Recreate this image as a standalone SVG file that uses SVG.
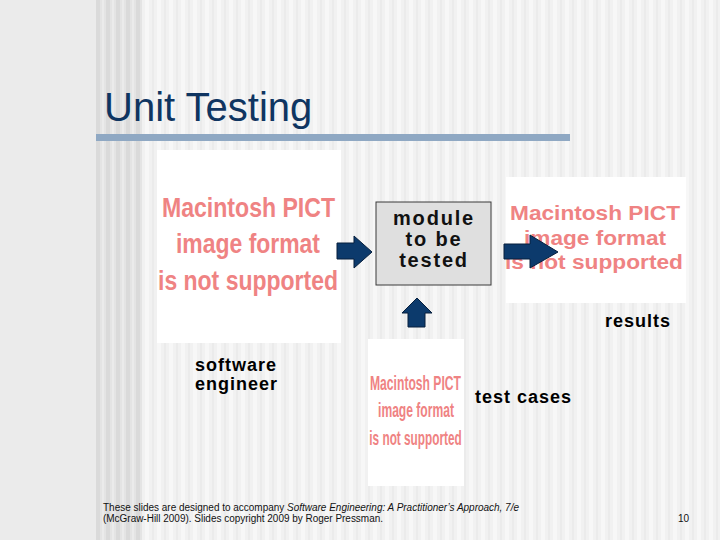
<svg xmlns="http://www.w3.org/2000/svg" width="720" height="540" viewBox="0 0 720 540">
  <defs>
    <pattern id="lightStripes" x="0" y="0" width="12" height="540" patternUnits="userSpaceOnUse">
      <rect x="0" y="0" width="12" height="540" fill="#f1f1f1"/>
      <rect x="1" y="0" width="4" height="540" fill="#f7f7f7"/>
      <rect x="8" y="0" width="2" height="540" fill="#ebebeb"/>
    </pattern>
    <pattern id="darkStripes" x="96" y="0" width="10" height="540" patternUnits="userSpaceOnUse">
      <rect x="0" y="0" width="10" height="540" fill="#e4e4e4"/>
      <rect x="0" y="0" width="4" height="540" fill="#dadada"/>
      <rect x="6" y="0" width="2" height="540" fill="#ebebeb"/>
    </pattern>
    <style>
      .title { font-family: "Liberation Sans", Arial, sans-serif; font-size: 40px; fill: #0f3561; }
      .lbl { font-family: "Liberation Sans", Arial, sans-serif; font-weight: bold; font-size: 18px; letter-spacing: 1px; fill: #000; }
      .mod { font-family: "Liberation Sans", Arial, sans-serif; font-weight: bold; font-size: 20px; letter-spacing: 1.8px; fill: #111; text-anchor: middle; }
      .pict { font-family: "Liberation Sans", Arial, sans-serif; font-weight: bold; fill: #ef8383; }
      .mid { text-anchor: middle; }
      .foot { font-family: "Liberation Sans", Arial, sans-serif; font-size: 10px; fill: #111; }
      .img { fill: #ffffff; }
      .arrow { fill: #0c3a6c; stroke: #061f3d; stroke-width: 1; }
    </style>
  </defs>

  <!-- background -->
  <rect x="0" y="0" width="720" height="540" fill="#ebebeb"/>
  <rect x="96" y="0" width="624" height="540" fill="url(#lightStripes)"/>
  <rect x="96" y="0" width="46" height="540" fill="url(#darkStripes)"/>

  <!-- title -->
  <g id="title">
    <text class="title" x="104" y="121">Unit Testing</text>
    <rect x="96" y="134" width="474" height="7" fill="#8fa8c3"/>
  </g>

  <!-- software engineer image -->
  <g id="engineer">
    <rect class="img" x="157" y="150" width="184" height="193"/>
    <text class="pict" font-size="28" x="162" y="217" textLength="173" lengthAdjust="spacingAndGlyphs">Macintosh PICT</text>
    <text class="pict" font-size="28" x="176" y="253" textLength="144" lengthAdjust="spacingAndGlyphs">image format</text>
    <text class="pict" font-size="28" x="158" y="290" textLength="180" lengthAdjust="spacingAndGlyphs">is not supported</text>
    <text class="lbl" x="195" y="371">software</text>
    <text class="lbl" x="195" y="390">engineer</text>
  </g>

  <!-- module to be tested -->
  <g id="module">
    <rect x="376" y="202" width="115" height="83" fill="#dfdfdf" stroke="#3a3a3a" stroke-width="1"/>
    <text class="mod" x="434" y="225">module</text>
    <text class="mod" x="434" y="246">to be</text>
    <text class="mod" x="434" y="267">tested</text>
  </g>

  <!-- results image -->
  <g id="results">
    <rect class="img" x="506" y="177" width="180" height="126"/>
    <text class="pict" font-size="20" x="510" y="220" textLength="170" lengthAdjust="spacingAndGlyphs">Macintosh PICT</text>
    <text class="pict" font-size="20" x="524" y="245" textLength="142" lengthAdjust="spacingAndGlyphs">image format</text>
    <text class="pict" font-size="20" x="505" y="269" textLength="178" lengthAdjust="spacingAndGlyphs">is not supported</text>
    <text class="lbl" x="605" y="327">results</text>
  </g>

  <!-- test cases image -->
  <g id="testcases">
    <rect class="img" x="368" y="339" width="96" height="147"/>
    <text class="pict mid" font-size="20" transform="translate(415.5,390) scale(0.607,1)">Macintosh PICT</text>
    <text class="pict mid" font-size="20" transform="translate(416,417) scale(0.605,1)">image format</text>
    <text class="pict mid" font-size="20" transform="translate(415.5,445) scale(0.59,1)">is not supported</text>
    <text class="lbl" x="475" y="403">test cases</text>
  </g>

  <!-- connectors -->
  <g id="connectors">
    <path class="arrow" d="M337,243 H354 V236 L372,252 L354,268 V259 H337 Z"/>
    <path class="arrow" d="M504,244 H530 V235 L558,252 L530,268 V259 H504 Z"/>
    <path class="arrow" d="M408,327 V313 H402 L417,298 L432,313 H425 V327 Z"/>
  </g>

  <!-- footer -->
  <g id="footer">
    <text class="foot" x="103" y="511" textLength="416" lengthAdjust="spacingAndGlyphs">These slides are designed to accompany <tspan font-style="italic">Software Engineering: A Practitioner’s Approach, 7/e</tspan></text>
    <text class="foot" x="103" y="522" textLength="280" lengthAdjust="spacingAndGlyphs">(McGraw-Hill 2009). Slides copyright 2009 by Roger Pressman.</text>
    <text class="foot" x="678" y="522">10</text>
  </g>
</svg>
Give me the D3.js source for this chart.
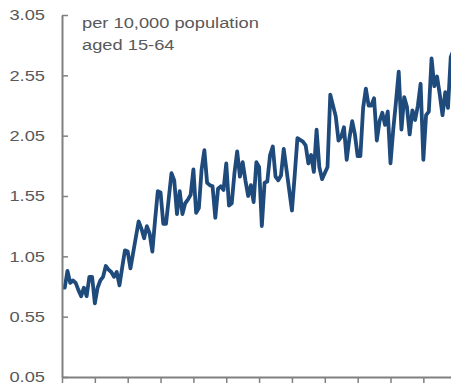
<!DOCTYPE html>
<html>
<head>
<meta charset="utf-8">
<script src="https://cdn.jsdelivr.net/npm/d3@7"></script>
<style>
  body { margin: 0; background: #fff; }
  svg { display: block; }
  .lbl { font-family: "Liberation Sans", Arial, sans-serif; fill: #595959; }
</style>
</head>
<body>
<div id="chart"></div>
<script>
const months = [0,1,2,3,4,5,6,7,8,9,10,11,12,13,14,15,16,17,18,19,20,21,22,23,24,25,26,27,28,29,30,31,32,33,34,35,36,37,38,39,40,41,42,43,44,45,46,47,48,49,50,51,52,53,54,55,56,57,58,59,60,61,62,63,64,65,66,67,68,69,70,71,72,73,74,75,76,77,78,79,80,81,84,85,86,88,89,90,91,92,93,94,95,97,98,100,101,102,103,104,105,106,107,108,109,110,111,112,113,114,115,116,117,118,119,120,121,122,123,124,125,126,127,128,129,130,131,132,133,134,135,136,137,138,139,140,141,142,143];
const values = [0.79,0.79,0.93,0.83,0.85,0.83,0.77,0.72,0.79,0.72,0.88,0.88,0.66,0.79,0.85,0.88,0.97,0.94,0.92,0.88,0.92,0.81,0.96,1.10,1.09,0.95,1.08,1.21,1.34,1.28,1.20,1.30,1.24,1.09,1.35,1.59,1.58,1.32,1.32,1.53,1.74,1.68,1.40,1.59,1.40,1.49,1.52,1.56,1.77,1.41,1.45,1.77,1.93,1.66,1.64,1.63,1.37,1.61,1.63,1.60,1.82,1.47,1.49,1.74,1.92,1.71,1.83,1.68,1.55,1.64,1.50,1.83,1.79,1.30,1.66,1.67,1.89,1.96,1.71,1.68,1.72,1.94,1.43,1.72,2.03,2.00,1.97,1.82,1.89,1.75,2.10,1.79,1.69,1.79,2.39,2.21,2.01,2.04,2.12,1.85,2.03,2.17,2.06,1.88,1.88,2.28,2.44,2.30,2.30,2.36,2.01,2.17,2.24,2.14,2.25,1.82,2.10,2.33,2.58,2.10,2.37,2.29,2.06,2.26,2.18,2.30,2.48,1.85,2.22,2.25,2.69,2.46,2.54,2.39,2.22,2.41,2.28,2.70,2.76];

const yTicks = [0.05,0.55,1.05,1.55,2.05,2.55,3.05];
const xTicks = [0,12,24,36,48,60,72,84,96,108,120,132];
const noteLines = ["per 10,000 population", "aged 15-64"];

const width = 451, height = 392;
const plotLeft = 62, plotRight = 451, plotTop = 15, plotBottom = 377;
const fs = 15.5, sx = 1.18; // labels are drawn a little wide in the original

const svg = d3.select("#chart").append("svg")
    .attr("width", width)
    .attr("height", height);

const x = d3.scaleLinear().domain([0, 142.1]).range([plotLeft, plotRight]);
const y = d3.scaleLinear().domain([0.05, 3.05]).range([plotBottom, plotTop]);

// clip so the last point runs off the right edge like the original
svg.append("clipPath").attr("id", "plot")
  .append("rect").attr("x", plotLeft).attr("y", 0)
    .attr("width", plotRight - plotLeft).attr("height", plotBottom);

const data = months.map((m, i) => ({m: m, v: values[i]}));

svg.append("path")
    .datum(data)
    .attr("clip-path", "url(#plot)")
    .attr("fill", "none")
    .attr("stroke", "#1f4a7c")
    .attr("stroke-width", 3.8)
    .attr("stroke-linejoin", "round")
    .attr("stroke-linecap", "round")
    .attr("d", d3.line().x(d => x(d.m)).y(d => y(d.v)));

// y axis: ticks point inwards, labels on the left
const yAxis = svg.append("g")
    .attr("transform", `translate(${plotLeft},0)`)
    .call(d3.axisLeft(y).tickValues(yTicks).tickFormat(d3.format(".2f"))
      .tickSizeInner(-6).tickSizeOuter(0).tickPadding(17));

// x axis: tick marks only
const xAxis = svg.append("g")
    .attr("transform", `translate(0,${plotBottom})`)
    .call(d3.axisBottom(x).tickValues(xTicks).tickFormat("")
      .tickSize(6).tickSizeOuter(0));

[yAxis, xAxis].forEach(g => {
  g.select(".domain").attr("stroke", "#808080").attr("stroke-width", 2);
  g.selectAll(".tick line").attr("stroke", "#808080").attr("stroke-width", 1.5);
});

yAxis.selectAll(".tick text")
    .attr("class", "lbl")
    .attr("fill", "#595959")
    .attr("font-size", fs)
    .attr("transform", `scale(${sx},1)`)
    .attr("x", -17 / sx);

svg.append("g").selectAll("text")
  .data(noteLines)
  .join("text")
    .attr("class", "lbl")
    .attr("font-size", fs)
    .attr("transform", (d, i) => `translate(82,${28 + i * 22}) scale(${sx},1)`)
    .text(d => d);
</script>
</body>
</html>
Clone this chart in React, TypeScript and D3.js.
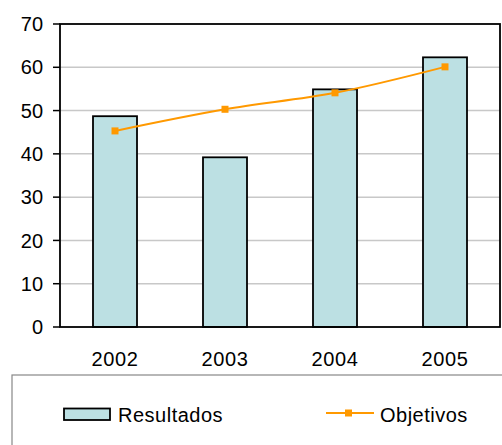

- Written instruction:
Scan the records for the string "image". Copy each line in which it appears.

- Solution for this problem:
Recreate this image as a standalone SVG file that uses SVG.
  <!-- software engineer image -->
    <text class="pict" font-size="28" x="176" y="253" textLength="144" lengthAdjust="spacingAndGlyphs">image format</text>
  <!-- results image -->
    <text class="pict" font-size="20" x="524" y="245" textLength="142" lengthAdjust="spacingAndGlyphs">image format</text>
  <!-- test cases image -->
    <text class="pict mid" font-size="20" transform="translate(416,417) scale(0.605,1)">image format</text>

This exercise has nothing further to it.